I swear to uphold common sense, even when the law is absurd. Photographer: John Moore/Getty Images
I swear to uphold common sense, even when the law is absurd. Photographer: John Moore/Getty Images

Can a government employee be disciplined for what he says on oath in court after being subpoenaed? If you answered, “Of course not,” think again. Today the Supreme Court heard oral argument in a case, Lane v. Franks, that will answer this question -- and the outcome appeared far from certain.

To see how we’ve reached this strange pass, you have to start with the law of free speech as applied to government employees. In 1968's Pickering v. Board of Education, the Supreme Court said, reasonably enough, that determining the speech rights of a government employee requires balancing the employees interests “as a citizen, in commenting upon matters of public concern” and the state interest “as an employer” and doing its job. So far, so good.

But in a 2006 case, Garcetti v. Ceballos, the court said that when a government employee was acting within the scope of his employment, it didn't matter if he was speaking on a matter of public concern at all: he could be punished by his employer.

Today’s case arose from pretty shocking facts that were certainly of public concern. Edward Lane, hired by Central Alabama Community College to direct a program for at-risk youth, discovered that a state legislator had a no-show job in the program. Against the advice of his boss, the college president, Lane fired the legislator -- then testified at her two federal criminal fraud trials. For his pains, Lane was fired from his job; unsurprisingly, he sued to be reinstated.

The U.S. Court of Appeals for the 11th Circuit rather astonishingly held against Lane and in favor of the community college. The court's reasoning followed the logic of the Garcetti case: it said that Lane was testifying in the course of his employment, and so his speech wasn't protected by the First Amendment even if it touched on a matter of public concern.

The justices today seemed prepared to overturn the 11th Circuit’s decision – but on what ground? One possibility would be to say simply that Lane wasn’t testifying in the course of his employment, because his job as director of the program didn't include testifying.

But another possibility, raised by the American Civil Liberties Union in its friend of the court briefs, and repeatedly aired by Justice Sonia Sotomayor in oral argument, would be for the court to lay down a general rule that any government employee testifying in court may not be punished or disciplined for the content of his testimony. As far as Sotomayor was concerned, the rule would make sense because it would tell employees that they couldn't be punished for telling the truth in court.

The office of the solicitor general disagreed. Appearing as a friend of the court, Deputy Solicitor General Ian Gershengorn today said he would “strongly urge” the court not to make a general rule protecting testimony as free speech. The core of the government's argument was that police and other investigative personnel regularly testify as a central part of their employment. To render them immune from discipline for how they perform this aspect of the job, Gershengorn argued, would curtail the government's capacity to run its affairs efficiently, and would strike at the heart of the Garcetti ruling.

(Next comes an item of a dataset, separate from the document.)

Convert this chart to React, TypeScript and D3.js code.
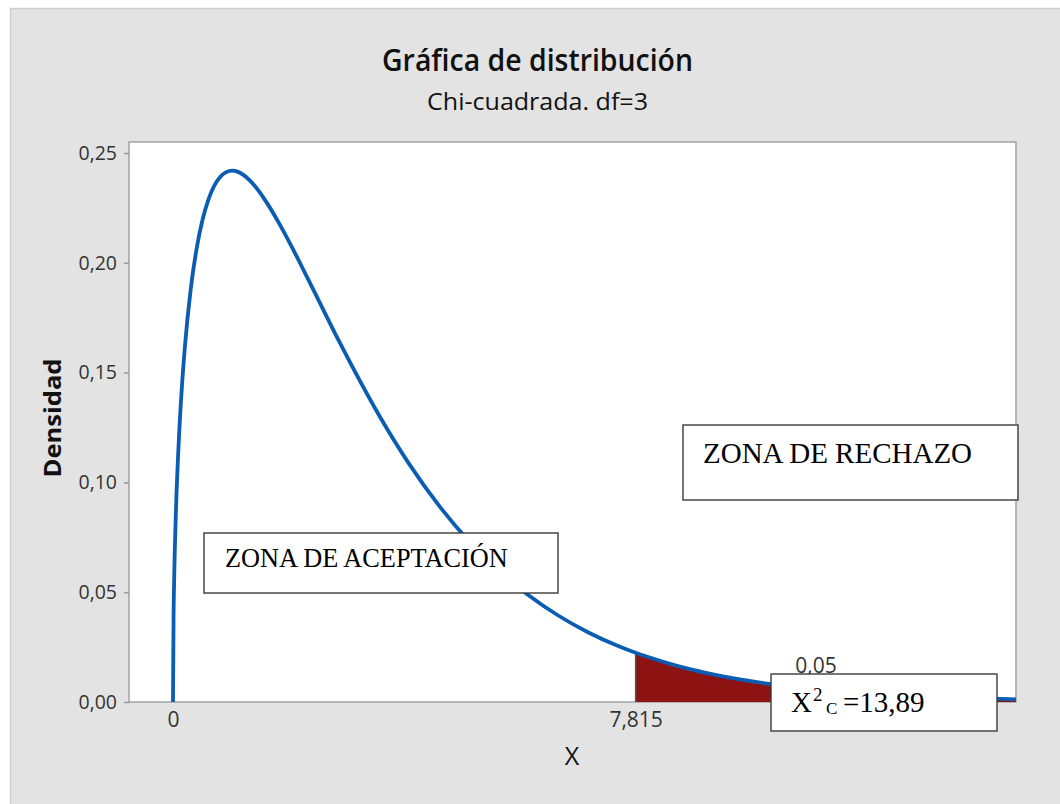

This objection touched on a fascinating aspect of testimony by government officials. Individually, those called to testify swear an oath, and are in principle obligated to tell the truth as individuals. Practically, of course, police appear as representatives of the government institution for which they work. It is in this sense accurate to say that they testify in the course of their employment. And if you are running the police department, it's natural enough to want to condition officers’ testimony on their own hopes of professional advancement.

Sotomayor pushed back: “But what kind of message are we giving when we're telling employees, [if] you're subpoenaed [for] any reason in a trial, go and tell a falsehood because otherwise you can be fired?” But Gershengorn replied plausibly enough that even in the Garcetti case the truth had been compromised. There, the court upheld punishment for an employee of the Los Angeles County District Attorney's Office after he wrote a memo to supervisors showing that the police had lied to get a search warrant and recommending dismissal of the case.

The problem, of course, is that the Garcetti decision was itself outrageous. There is no question that Sotomayor is right -- and yet the court isn’t going to go her way, or the ACLU’s, with a general rule. We’ve gone so far in thinking of the government as just another employer that we’ve forgotten it should be held to a higher standard. The earliest iterations of free speech included protections for statements in the courts and parliament. Regardless of who you work for, you should be free tell the truth in court without fear of repercussions.